Pharmacy benefit managers (PBMs) are back in the crosshairs. PBMs negotiate drug prices down on behalf of consumers and insurers – to the ire of pharmaceutical companies. Mark Cuban recently went on CNBC to call them “middlemen” and accuse them of “ripping off” employers and “colluding” with insurers, claiming patients would pay less if PBMs disappeared. Cuban has misunderstood the issue.
To understand what drives high drug prices, we must start at the beginning of the chain. Manufacturers set the initial list price. It is them who raise it year after year. In 2024, drugmakers increased list prices on at least 775 brand-name medications. Newly-launched drugs carried a median price of around $300,000, roughly one-third higher than the previous year. Those price hikes occur long before a PBM or insurer ever negotiates a rebate.
The pattern continues. Between April and July 2025, there were 281 brand price changes across the market. Among them were 271 increases and only 10 reductions. In July alone, manufacturers hiked prices on 162 drugs. The average increase was about 4 percent, with high-spend therapies like Trikafta rising closer to 7 percent. These are the figures PBMs face when they sit across the table from drugmakers.
Cuban is right about one thing: the system can be opaque. Employers often feel they don’t know where the money goes. But removing PBMs from the process wouldn’t fix that problem. It would eliminate the only major player pushing prices down, rather than up. PBMs aggregate the purchasing power of millions of people to negotiate lower net prices, forcing drugmakers to compete within their therapeutic classes. That’s how the system keeps some discipline in a market where list prices keep climbing.
There’s solid evidence this model works. Studies show PBMs lower overall prescription drug spending by about 40 to 50 percent compared to an unmanaged market, saving plan sponsors and patients an average of roughly $1,154 per person each year. In short, PBMs make the market behave more competitively, not less.
That leverage translates to real savings. Major PBMs report steady declines in out-of-pocket costs and growing use of low-cost biosimilars, all signs that market pressure still works when scale buyers negotiate.
Generic drugs show the same trend. Medicaid data indicate from April through July 2025, generic spending declined month after month. That’s a sign market forces are working, because scale-buyers have room to negotiate. It’s easy to forget it was PBMs who built this generic engine in the first place. Before they existed, brand drugs dominated formularies. Generics were treated as second-tier options. Today, 9 out of 10 prescriptions in the U.S. are generic, a shift largely driven by PBMs using their leverage to promote low-cost alternatives.

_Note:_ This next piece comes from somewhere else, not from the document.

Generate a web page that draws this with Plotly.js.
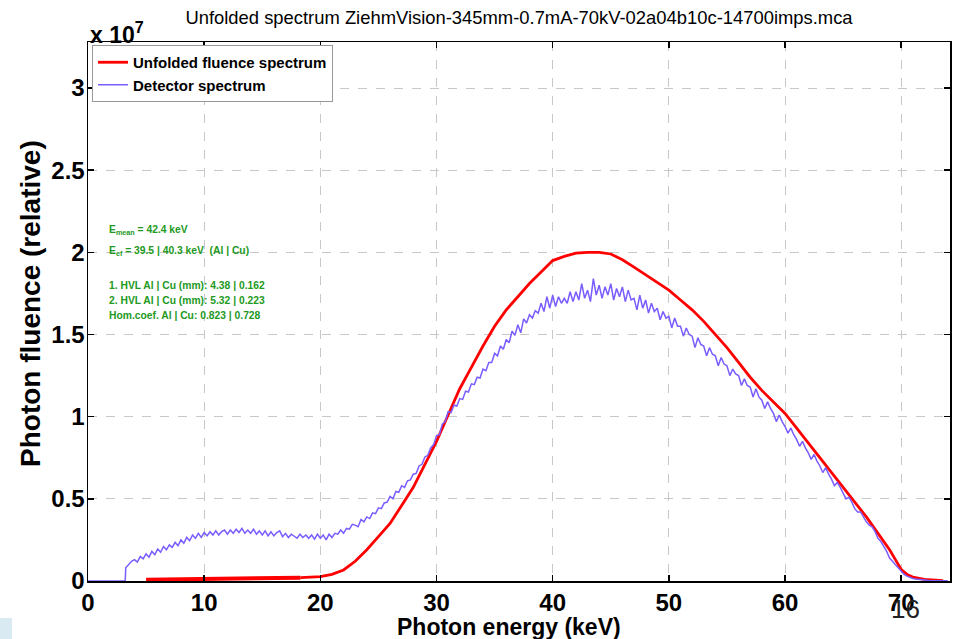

Some analysts argue consumers still overpay for certain generics because of opaque pricing and “spread” contracts within the commercial market. They point to gaps in transparency between what pharmacies are reimbursed and what employers ultimately pay. But that criticism doesn’t indict the PBM model itself. It highlights how unevenly prescription benefits are purchased. Smaller employer plans and state programs lack the scale to capture the same discounts large buyers do. Remove PBMs and those disparities only grow.
Cuban’s claim that PBMs “collude” with insurers ignores the fact that their negotiating role is what disciplines the market in the first place. Manufacturers don’t lower list prices out of goodwill. They do it because PBMs can steer volume elsewhere. That’s why therapies compete fiercely for formulary placement. PBMs use rebate structures not to inflate prices but to extract deeper discounts from manufacturers whose drugs would otherwise face generic substitution.
For all the talk about opacity, PBMs operate in one of the few corners of the healthcare system where prices fall over time. Generic acquisition costs have been declining for months. Utilization remains near record highs. Meanwhile, manufacturer list prices for brand-name and specialty drugs continue to climb steadily. PBMs remain the counterweight keeping the system from tipping further toward monopoly pricing.
Cuban’s broader frustration that employers and patients can’t see the math is legitimate. Transparency matters. But clarity shouldn’t come at the expense of competition. Employers can already choose pass-through contracts which disclose every rebate and fee, or opt for traditional models which trade confidentiality for deeper discounts. Those are market choices, not evidence of abuse. Opacity reflects how hard-fought negotiations work in any competitive market where revealing every bid would only weaken that pressure.
Even Cuban’s own company, Cost Plus Drugs, demonstrates that point. It sells generics directly to consumers at thin margins, yet many of its prices are already matched or beaten by retail pharmacies contracting through PBMs. The reason is simple: scale. PBMs negotiate on behalf of millions, while Cost Plus negotiates on behalf of one website. A cash-only model might work for basic generics, but it breaks down with complex or specialty drugs which require benefit management, safety checks, and insurer oversight.
The flawed criticism of PBMs taps into a broader frustration with a system which feels too complicated and too costly. But tearing out the middleman would remove the one force keeping drugmakers in check. The problem starts upstream, with the companies that print the price tag, not the buyers trying to lower it.